Members of the public will have to wait several months before they get a closer look at the gown when it goes on display in London, but new details about how Catherine kept the design a secret have emerged.
As soon as the engagement was announced, Catherine reportedly started looking for a designer. Settling on Sarah Burton from Alexander McQueen, she conducted the initial design meetings over the internet on Skype.
Later, fittings took place in secret in William and Catherine's rented farm house in Anglesey, Wales.
Even the embroiderers from the Royal School of Needlework were not told which bride would wear the handcrafted lace they were painstakingly working on.

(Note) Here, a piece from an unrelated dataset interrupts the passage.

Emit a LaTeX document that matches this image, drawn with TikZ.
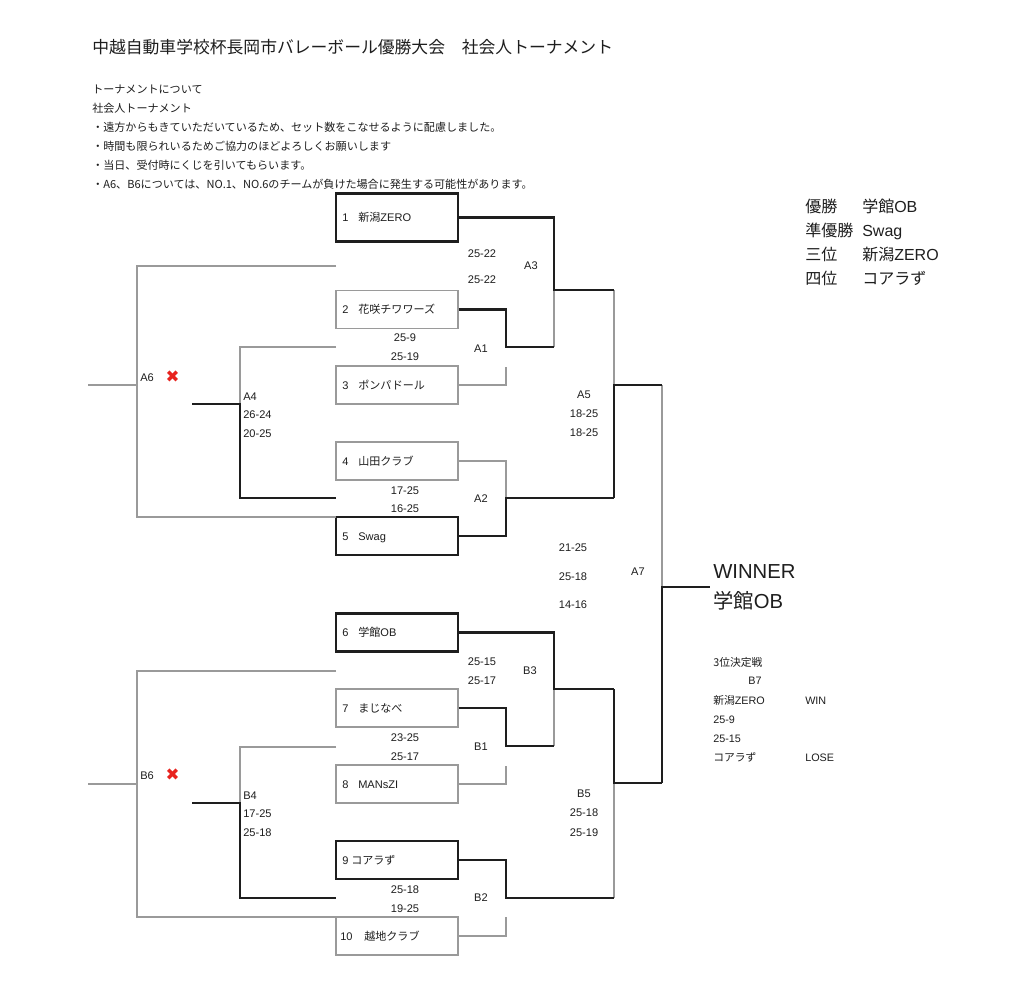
\documentclass[tikz,border=0pt]{standalone}
\usepackage{fontspec}
\setmainfont{Liberation Sans}
\newfontfamily\jp{Noto Sans CJK JP}
\newfontfamily\dv{DejaVu Sans}
\definecolor{lgray}{HTML}{9A9A9A}
\definecolor{ink}{HTML}{1E1E1E}
\definecolor{xred}{HTML}{E8231E}
\tikzset{
  thinbox/.style={draw=lgray, line width=0.8pt, minimum width=91.5pt, minimum height=28.5pt, inner sep=0pt},
  thickbox/.style={draw=ink, line width=1.8pt, minimum width=91.5pt, minimum height=28.5pt, inner sep=0pt},
  thn/.style={draw=lgray, line width=0.8pt},
  thk/.style={draw=ink, line width=1.7pt, line join=miter},
  lbl/.style={inner sep=0pt, text=ink, anchor=base, font=\fontsize{8.3}{10}\selectfont},
  lbw/.style={lbl, anchor=base west},
  note/.style={inner sep=0pt, text=ink, anchor=base west, font=\fontsize{8.3}{10}\selectfont\jp},
  big/.style={inner sep=0pt, text=ink, anchor=base west, font=\fontsize{12}{14}\selectfont},
  small/.style={inner sep=0pt, text=ink, anchor=base west, font=\fontsize{8.1}{9}\selectfont},
  cross/.style={inner sep=0pt, text=xred, font=\fontsize{12.5}{14}\selectfont\dv}
}
\begin{document}
\begin{tikzpicture}[x=0.75pt, y=-0.75pt]
\useasboundingbox (0,0) rectangle (1024,996);
\fill[white] (0,0) rectangle (1024,996);

% ---- heading and notes
\node[inner sep=0pt, anchor=base west, text=ink, font=\fontsize{12.6}{15}\selectfont\jp] (title) at (92,53) {中越自動車学校杯長岡市バレーボール優勝大会　社会人トーナメント};
\node[note] (n1) at (92,93) {トーナメントについて};
\node[note] (n2) at (92,112) {社会人トーナメント};
\node[note] (n3) at (92,131) {・遠方からもきていただいているため、セット数をこなせるように配慮しました。};
\node[note] (n4) at (92,150) {・時間も限られいるためご協力のほどよろしくお願いします};
\node[note] (n5) at (92,169) {・当日、受付時にくじを引いてもらいます。};
\node[note] (n6) at (92,188) {・A6、B6については、NO.1、NO.6のチームが負けた場合に発生する可能性があります。};

% ---- results
\node[big] (r1a) at (805,212) {\jp 優勝};
\node[big] (r1b) at (862,212) {{\jp 学館}OB};
\node[big] (r2a) at (805,236) {\jp 準優勝};
\node[big] (r2b) at (862,236) {Swag};
\node[big] (r3a) at (805,260) {\jp 三位};
\node[big] (r3b) at (862,260) {{\jp 新潟}ZERO};
\node[big] (r4a) at (805,284) {\jp 四位};
\node[big] (r4b) at (862,284) {\jp コアラず};

% ---- team boxes
\node[thickbox, minimum height=36pt] (b1) at (397,217.5) {};
\node[thinbox] (b2) at (397,309.5) {};
\node[thinbox] (b3) at (397,385) {};
\node[thinbox] (b4) at (397,461) {};
\node[thickbox] (b5) at (397,536) {};
\node[thickbox] (b6) at (397,632.5) {};
\node[thinbox] (b7) at (397,708) {};
\node[thinbox] (b8) at (397,784) {};
\node[thickbox] (b9) at (397,860) {};
\node[thinbox] (b10) at (397,936) {};

\node[lbw] (t1n) at (342,221) {1};
\node[lbw] (t1) at (358,221) {{\jp 新潟}ZERO};
\node[lbw] (t2n) at (342,313) {2};
\node[lbw] (t2) at (358,313) {\jp 花咲チワワーズ};
\node[lbw] (t3n) at (342,389) {3};
\node[lbw] (t3) at (358,389) {\jp ポンパドール};
\node[lbw] (t4n) at (342,465) {4};
\node[lbw] (t4) at (358,465) {\jp 山田クラブ};
\node[lbw] (t5n) at (342,540) {5};
\node[lbw] (t5) at (358,540) {Swag};
\node[lbw] (t6n) at (342,636) {6};
\node[lbw] (t6) at (358,636) {{\jp 学館}OB};
\node[lbw] (t7n) at (342,712) {7};
\node[lbw] (t7) at (358,712) {\jp まじなべ};
\node[lbw] (t8n) at (342,788) {8};
\node[lbw] (t8) at (358,788) {MANsZI};
\node[lbw] (t9n) at (342,864) {9};
\node[lbw] (t9) at (351,864) {\jp コアラず};
\node[lbw] (t10n) at (340,940) {10};
\node[lbw] (t10) at (364,940) {\jp 越地クラブ};

% ---- junction coordinates, A block
\coordinate (A3j) at (554,290);
\coordinate (A3b) at (554,347);
\coordinate (A1j) at (506,347);
\coordinate (A1l) at (506,367);
\coordinate (A5t) at (614,290);
\coordinate (A2j) at (506,498);
\coordinate (A5b) at (614,498);
\coordinate (A5j) at (614,385);
\coordinate (A7t) at (662,385);
\coordinate (A7j) at (662,587);
\coordinate (W) at (710,587);
\coordinate (A7b) at (662,783);
% B block
\coordinate (B3j) at (554,689);
\coordinate (B3b) at (554,746);
\coordinate (B1j) at (506,746);
\coordinate (B1l) at (506,766);
\coordinate (B5t) at (614,689);
\coordinate (B5j) at (614,783);
\coordinate (B2j) at (506,898);
\coordinate (B5b) at (614,898);
\coordinate (B2l) at (506,917);
% left side
\coordinate (A6t) at (336,266);
\coordinate (A6tl) at (137,266);
\coordinate (A6bl) at (137,517);
\coordinate (A6br) at (336,517);
\coordinate (A6in) at (88,385);
\coordinate (A6m) at (137,385);
\coordinate (A4t) at (336,347);
\coordinate (A4tl) at (240,347);
\coordinate (A4m) at (240,404);
\coordinate (A4in) at (192,404);
\coordinate (A4bl) at (240,498);
\coordinate (A4b) at (336,498);
\coordinate (B6t) at (336,671);
\coordinate (B6tl) at (137,671);
\coordinate (B6bl) at (137,917);
\coordinate (B6br) at (336,917);
\coordinate (B6in) at (88,784);
\coordinate (B6m) at (137,784);
\coordinate (B4t) at (336,747);
\coordinate (B4tl) at (240,747);
\coordinate (B4m) at (240,803);
\coordinate (B4in) at (192,803);
\coordinate (B4bl) at (240,898);
\coordinate (B4b) at (336,898);

% ---- thin connectors
\draw[thn] (A3j) -- (A3b);
\draw[thn] (b3.east) -| (A1l);
\draw[thn] (b4.east) -| (A2j);
\draw[thn] (A5t) -- (A5j);
\draw[thn] (A7t) -- (A7j);
\draw[thn] (B3j) -- (B3b);
\draw[thn] (b8.east) -| (B1l);
\draw[thn] (b10.east) -| (B2l);
\draw[thn] (B5j) -- (B5b);
\draw[thn] (A6t) -- (A6tl) -- (A6bl) -- (A6br);
\draw[thn] (A6in) -- (A6m);
\draw[thn] (A4t) -- (A4tl) -- (A4m);
\draw[thn] (B6t) -- (B6tl) -- (B6bl) -- (B6br);
\draw[thn] (B6in) -- (B6m);
\draw[thn] (B4t) -- (B4tl) -- (B4m);

% ---- thick connectors
\draw[thk] (b1.east) -| (A3j) -- (A5t);
\draw[thk] (b2.east) -| (A1j) -- (A3b);
\draw[thk] (b5.east) -| (A2j) -- (A5b);
\draw[thk] (A5b) -- (A5j) -- (A7t);
\draw[thk] (A7b) -- (A7j) -- (W);
\draw[thk] (b6.east) -| (B3j) -- (B5t);
\draw[thk] (b7.east) -| (B1j) -- (B3b);
\draw[thk] (b9.east) -| (B2j) -- (B5b);
\draw[thk] (B5t) -- (B5j) -- (A7b);
\draw[thk] (A4in) -- (A4m) -- (A4bl) -- (A4b);
\draw[thk] (B4in) -- (B4m) -- (B4bl) -- (B4b);

% ---- match labels and scores, A
\node[lbl] (s3a) at (482,257) {25-22};
\node[lbl] (s3b) at (482,283) {25-22};
\node[lbl] (mA3) at (531,269) {A3};
\node[lbl] (s1a) at (405,341) {25-9};
\node[lbl] (s1b) at (405,360) {25-19};
\node[lbl] (mA1) at (481,352) {A1};
\node[lbl] (s2a) at (405,494) {17-25};
\node[lbl] (s2b) at (405,512) {16-25};
\node[lbl] (mA2) at (481,502) {A2};
\node[lbl] (mA5) at (584,398) {A5};
\node[lbl] (s5a) at (584,417) {18-25};
\node[lbl] (s5b) at (584,436) {18-25};
\node[lbw] (mA4) at (243,400) {A4};
\node[lbw] (s4a) at (243,418) {26-24};
\node[lbw] (s4b) at (243,437) {20-25};
\node[lbw] (mA6) at (140,381) {A6};
\node[cross] (xA6) at (172.5,376.5) {✖};

% ---- final
\node[lbl] (f1) at (573,551) {21-25};
\node[lbl] (f2) at (573,580) {25-18};
\node[lbl] (f3) at (573,608) {14-16};
\node[lbl] (mA7) at (638,575) {A7};
\node[inner sep=0pt, anchor=base west, text=ink, font=\fontsize{15.2}{18}\selectfont] (win) at (713,578) {WINNER};
\node[inner sep=0pt, anchor=base west, text=ink, font=\fontsize{15.2}{18}\selectfont] (champ) at (713,608) {{\jp 学館}OB};

% ---- match labels and scores, B
\node[lbl] (s7a) at (482,665) {25-15};
\node[lbl] (s7b) at (482,684) {25-17};
\node[lbl] (mB3) at (530,674) {B3};
\node[lbl] (s8a) at (405,741) {23-25};
\node[lbl] (s8b) at (405,760) {25-17};
\node[lbl] (mB1) at (481,750) {B1};
\node[lbl] (s9a) at (405,893) {25-18};
\node[lbl] (s9b) at (405,912) {19-25};
\node[lbl] (mB2) at (481,901) {B2};
\node[lbl] (mB5) at (584,797) {B5};
\node[lbl] (s10a) at (584,816) {25-18};
\node[lbl] (s10b) at (584,836) {25-19};
\node[lbw] (mB4) at (243,799) {B4};
\node[lbw] (s11a) at (243,817) {17-25};
\node[lbw] (s11b) at (243,836) {25-18};
\node[lbw] (mB6) at (140,779) {B6};
\node[cross] (xB6) at (172.5,774.5) {✖};

% ---- third place match
\node[small] (p0) at (713,666) {\jp 3位決定戦};
\node[small, anchor=base] (p1) at (755,684) {B7};
\node[small] (p2) at (713,704) {{\jp 新潟}ZERO};
\node[small] (p3) at (805,704) {WIN};
\node[small] (p4) at (713,723) {25-9};
\node[small] (p5) at (713,742) {25-15};
\node[small] (p6) at (713,761) {\jp コアラず};
\node[small] (p7) at (805,761) {LOSE};
\end{tikzpicture}
\end{document}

At least 12 people crafted the lace the dress was made from, with the workforce aged between 19 and 70. They were required to wash their hands every 30 minutes to keep the lace clean, and changed needles every three hours to ensure their work was perfect.
"We've all enjoyed the experience," one of the Royal School of Needlework's embroiderers told the UK's Daily Mail. "It's a once-in-a-lifetime chance. We've worked as a team and we are pleased with the response to the dress.
"It makes it worth all the years of training as an embroiderer."
Once the lace was delivered, Sarah set her seamstresses to work on different sections of the gown. They were forbidden to talk to each other so no one but Sarah and Catherine knew the full design.
All work was completed in a locked room at the Alexander McQueen headquarters in Clerkenwell, with seamstresses being smuggled in each night under cover of darkness to avoid arousing suspicion amongst regular staff.
Once the delicate hand-sewing was complete, the sections of the gown were sent Buckingham Palace, where Sarah stitched them together in a special locked work room just days before the big day.
The completed gown spent a few nights under lock and key at Clarence House, before being moved to the Goring Hotel the night before the wedding.
Catherine's dress is expected to go on display in Kensington Palace or the Victoria and Albert Museum. It might also appear at Buckingham Palace as early as next month.